There is a moment in Jurassic Park when Ellie Sattler, the smart and charming paleobotanist, slams down the old man who paid the geneticists to bring back the dinosaurs. Someone needs to go out to rescue the kids from the dinosaurs, and the old man says to her, “It ought to be me going really, because I’m a… and you’re a…”
Sattler rolls her eyes and says, “Look, we can discuss sexism in survival situations when I get back.” And off she goes with her walkie talkie and her dignity. Later in the film, the geeky girl Lex (“I prefer to be called a hacker”) figures out the computer system running the island—and activates the door locks that block the ferocious velociraptors from eating her, her little brother and two grown-ups.
When I was a nine-year-old watching this film in 1993, I didn’t think: Boom, I’m loving the director’s sensible approach to gender. I just thought: OMG, there’s a velociraptor all up in the kitchen and you better go go go!

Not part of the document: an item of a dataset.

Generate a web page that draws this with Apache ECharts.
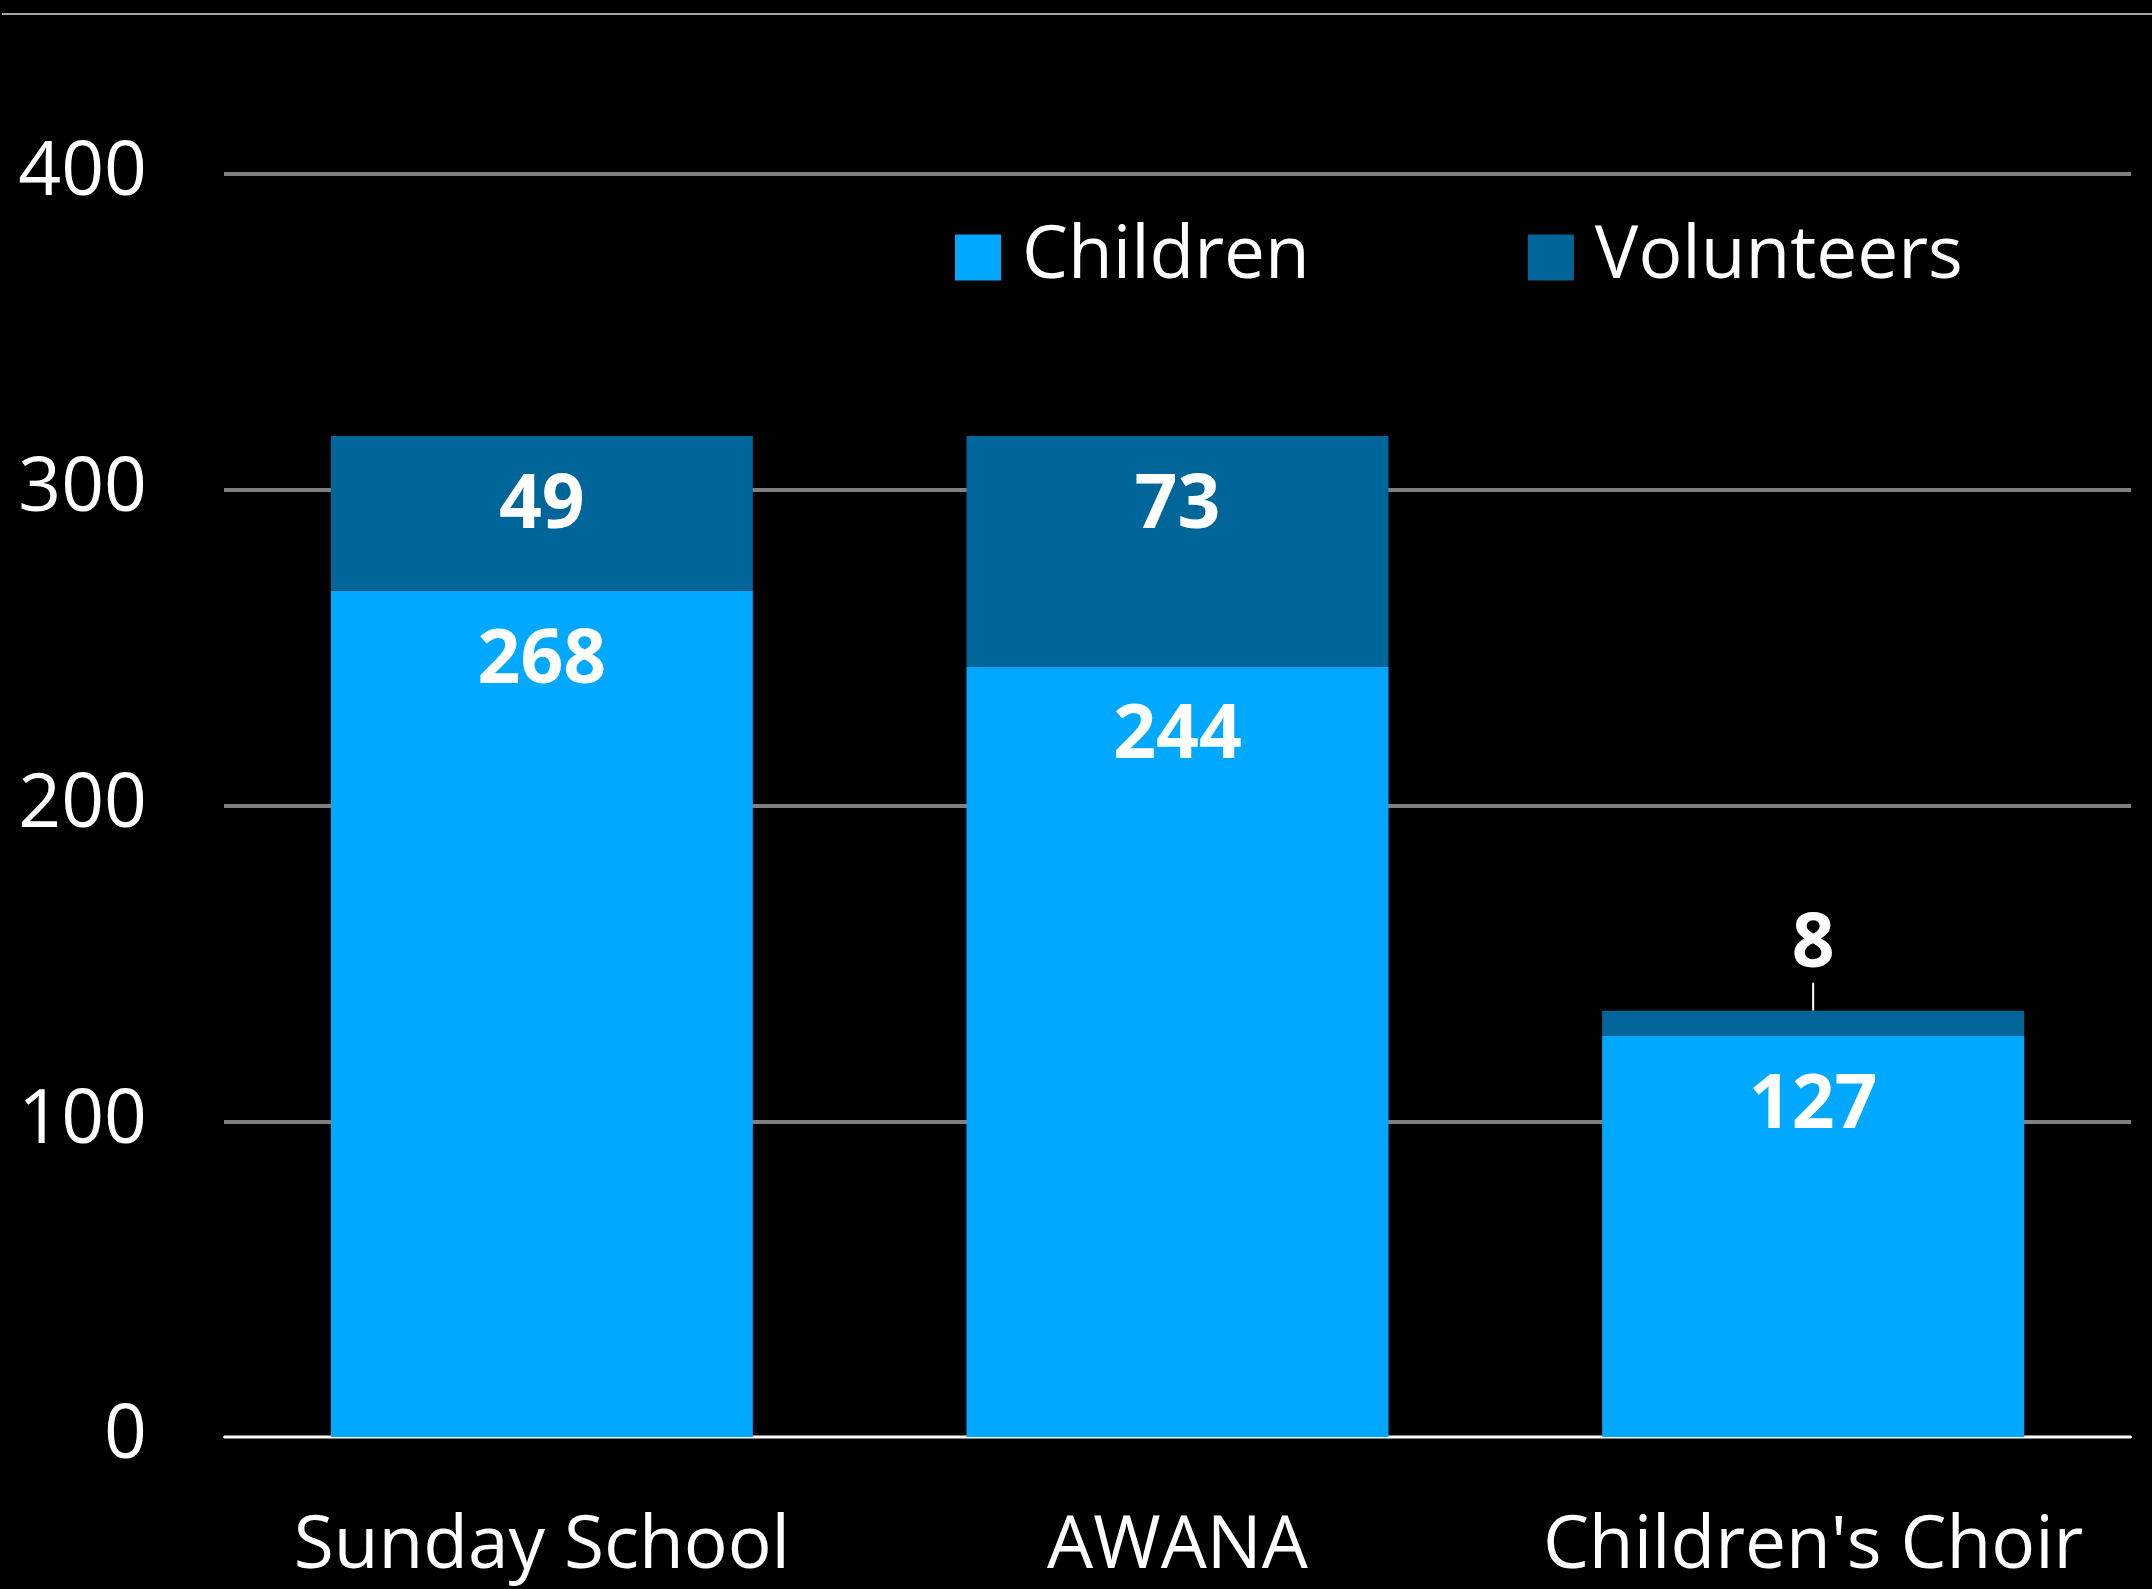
<!DOCTYPE html>
<html>
<head>
<meta charset="utf-8">
<script src="https://cdn.jsdelivr.net/npm/echarts@6/dist/echarts.min.js"></script>
<style>
  html, body { margin: 0; padding: 0; background: #000; }
  #chart { width: 2152px; height: 1589px; }
</style>
</head>
<body>
<div id="chart"></div>
<script>
// data
const categories = ['Sunday School', 'AWANA', "Children's Choir"];
const children = [268, 244, 127];
const volunteers = [49, 73, 8];
const yTicks = [0, 100, 200, 300, 400];

const font = 'Open Sans';

const chart = echarts.init(document.getElementById('chart'));

const option = {
  backgroundColor: '#000',
  animation: false,
  graphic: [{
    type: 'line',
    shape: { x1: 2, y1: 14, x2: 2152, y2: 14 },
    style: { stroke: '#a6a6a6', lineWidth: 2 }
  }],
  legend: {
    left: 950,
    top: 216,
    itemWidth: 46,
    itemHeight: 46,
    itemGap: 218,
    icon: 'rect',
    textStyle: {
      color: '#fff',
      fontFamily: font,
      fontSize: 73,
      padding: [0, 0, 0, 16]
    },
    data: ['Children', 'Volunteers']
  },
  grid: { left: 224, right: 21, top: 174, bottom: 152 },
  xAxis: {
    type: 'category',
    data: categories,
    axisTick: { show: false },
    axisLine: { lineStyle: { color: '#fff', width: 2 } },
    axisLabel: {
      interval: 0,
      color: '#fff',
      fontFamily: font,
      fontSize: 73,
      margin: 74
    }
  },
  yAxis: {
    type: 'value',
    min: yTicks[0],
    max: yTicks[yTicks.length - 1],
    interval: 100,
    axisLine: { show: false },
    axisTick: { show: false },
    splitLine: { lineStyle: { color: '#808080', width: 4 } },
    axisLabel: {
      color: '#fff',
      fontFamily: font,
      fontSize: 75,
      margin: 77
    }
  },
  series: [
    {
      name: 'Children',
      type: 'bar',
      stack: 'total',
      barWidth: 422,
      data: children,
      itemStyle: { color: '#00A8FF' },
      label: {
        show: true,
        position: 'insideTop',
        distance: 33,
        color: '#fff',
        fontFamily: font,
        fontWeight: 'bold',
        fontSize: 75
      }
    },
    {
      name: 'Volunteers',
      type: 'bar',
      stack: 'total',
      barWidth: 422,
      data: volunteers.map((v, i) => {
        if (i !== 2) return v;
        return {
          value: v,
          label: { position: 'top', distance: 0, padding: [0, 0, 42, 0] },
          labelLine: { show: true, lineStyle: { color: '#fff', width: 2 } }
        };
      }),
      itemStyle: { color: '#006699' },
      label: {
        show: true,
        position: 'insideTop',
        distance: 33,
        color: '#fff',
        fontFamily: font,
        fontWeight: 'bold',
        fontSize: 75
      },
      labelLayout: function (p) {
        return p.dataIndex === 2 ? { dy: 14 } : {};
      }
    }
  ]
};

chart.setOption(option);
</script>
</body>
</html>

Kids watching the new film in the franchise will also probably be as enthralled by the monsters as I was. And they’ll also absorb the representations of men and women like I did. Except—and here’s the twist—unlike its ancestor Jurassic World is based on prehistoric versions of what men and women are. The poor kids today are not treated to the kind of normal mixture of men and women they see in real life, like I was back in the Nineties thanks to Jurassic Park.
Instead, they’re force-fed a hilarious pair of cardboard cut-out man-and-woman in the form of Owen and Claire, played by Chris Pratt and Bryce Dallas Howard. I loved watching this film—the dinosaurs, the science, the baddies, the nature, the chase, the chase, the chase—and I can suspend my disbelief for all of that. But what is more implausible than resurrected dinosaurs is the fact that Claire wades through muddy swamps and sprints away from a T-Rex all the time wearing high heels. Owen even tells her she’s not dressed for surviving the dino-infested rainforest, and her answer is to remove her jacket and tie her shirt tighter so we can see her boobs better.

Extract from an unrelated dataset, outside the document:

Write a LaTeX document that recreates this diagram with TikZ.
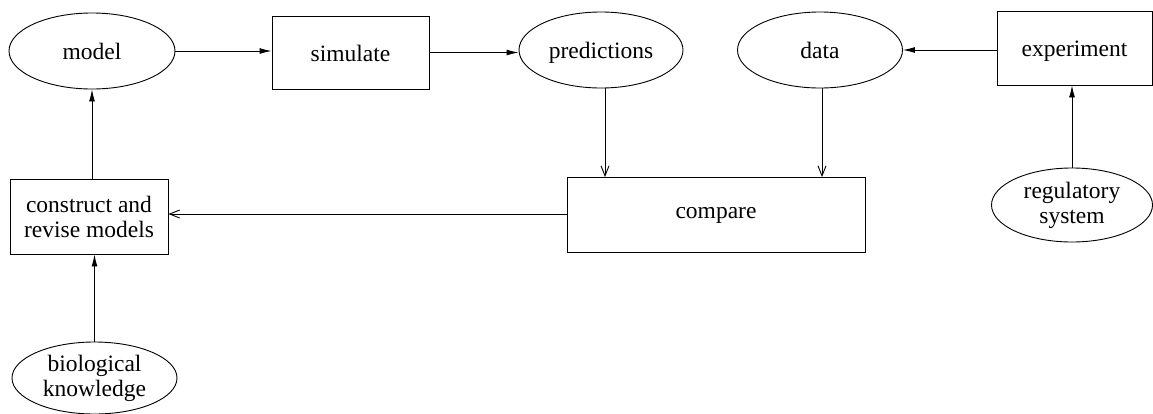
\documentclass[tikz,border=0pt]{standalone}
\usepackage{fontspec}
\setmainfont{Liberation Serif}
\usetikzlibrary{arrows.meta,shapes.geometric}
\begin{document}
\begin{tikzpicture}[x=1pt,y=-1pt,
  every node/.style={font=\fontsize{23.5}{25}\selectfont, align=center, inner sep=0pt, line width=0.9pt},
  oval/.style={draw, ellipse},
  boxnode/.style={draw, rectangle},
  oneline/.style={text height=17.5pt, text depth=0pt},
  solid arrow/.style={-{Latex[length=12pt,width=6pt]}, line width=0.9pt},
  open arrow/.style={-{Straight Barb[length=10pt,width=8pt]}, line width=0.9pt}]
\useasboundingbox (0,0) rectangle (1153,413);
\node[oval, oneline, minimum width=166pt, minimum height=76pt] (model) at (92,51) {model};
\node[boxnode, oneline, minimum width=157pt, minimum height=73pt] (simulate) at (350.5,52.5) {simulate};
\node[oval, oneline, minimum width=164pt, minimum height=76pt] (pred) at (601,50) {predictions};
\node[oval, oneline, minimum width=165pt, minimum height=76pt] (data) at (820,50) {data};
\node[boxnode, oneline, minimum width=155pt, minimum height=74pt] (exp) at (1074.5,48) {experiment};
\node[oval, minimum width=161pt, minimum height=74pt] (reg) at (1072,205) {regulatory\\system};
\node[boxnode, minimum width=298pt, minimum height=75pt] (compare) at (716,215) {compare};
\node[boxnode, minimum width=158pt, minimum height=75pt] (construct) at (89,216.5) {construct and\\revise models};
\node[oval, minimum width=165pt, minimum height=72pt] (bio) at (94.5,378) {biological\\knowledge};
\draw[solid arrow] (model.east) -- (model.east -| simulate.west);
\draw[solid arrow] (simulate.east) -- (simulate.east -| pred.west);
\draw[solid arrow] (exp.west |- data.east) -- (data.east);
\draw[open arrow] ([xshift=4pt]pred.south) -- ([xshift=4pt]pred.south |- compare.north);
\draw[open arrow] ([xshift=2pt]data.south) -- ([xshift=2pt]data.south |- compare.north);
\draw[open arrow] ([yshift=1pt]compare.west) -- ([yshift=1pt]compare.west -| construct.east);
\draw[solid arrow] (model.south |- construct.north) -- (model.south);
\draw[solid arrow] (bio.north) -- (bio.north |- construct.south);
\draw[solid arrow] (reg.north) -- (reg.north |- exp.south);
\end{tikzpicture}
\end{document}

It would be hilarious if it wasn’t so clearly mad. Owen is just as unbelievable as Claire. He’s dressed like Bruce Springsteen in the 80s (actually not a bad look), but he clearly puts so much pressure on himself to be capable and to save everyone. Of course, he manages it because he’s in a Hollywood film. He tames the raptors, shoots his gun like a demon and tells Claire what to do. Here is a man who knows his shit. The reason this is unbelievable is because, well, no one is actually like that. Sure, there are lots of men who take charge, or who pressure themselves to be good at stuff. But there aren’t many who would be able to outrun a genetically modified dinosaur that can reach 50mph.
Owen is a kind of perfect man: strong and smart and able and fast and sexy. He’s everything I’d love to be, but know I’m not. Nobody is like him. The perfect man doesn’t exist—he’s more of a fantasy than the dinosaurs (who did actually exist). But the problem with him being the main character in a film like this is that we watch it and we’re supposed to want to be like that. I really do hope that if I was hiding under a car from a sniffing dino I’d have the presence of mind to slash the break fluid cable and pour it over myself to mask my scent. But come on; in reality I’d have forgotten to carry my knife in the first place. Oh god, have I even got the right kind of knife?
The differences between Claire and Owen are stark. He is nature and chaos and impulse because he knows about trees and dinos. She is order and femininity because she’s obsessed with spreadsheets, high heels and looking clinical—she’s a walking lab. We’re supposed to believe that these opposites attract. We’re supposed to believe that by the end of the film she does what he suggests (because, well, he’s helped to save everyone). But instead they come off as totally fake and, at best, wacky versions of what lifestyle magazines tell us to be. It’s completely bizarre. Because they’re not like actual people, when they kiss it’s fucking awkward. It’s like watching a wardrobe trying to runt a chest of drawers.
As you can see, I’m pretty mad about this regression in the Jurassic film series. The contrast between the characters in the first and fourth films is mind-boggling. (Claire is also miles away from the female lead in The Lost World, film number two, who is Julianne Moore playing Sarah Harding, inventive and warm and practical.)
And you might think that I want politically correct characters in all my films. Of course I don’t. Screenwriters don’t have to sit down and craft perfect characters that please feminist film scholars. They have to tell decent stories. So I do expect them to write believable characters. Claire and Owen are flimsy magazine-as-manual unpeople. You can create characters who reflect real human traits and behaviours. There’s a truth in Claire’s sacrificing her family for her job. But come on, a woman who doesn’t take off her heels when she’s being chased down by a T-Rex? Find me that woman and I’ll apologise and start doing my sit-ups to get the perfect six-pack I’m supposed to have.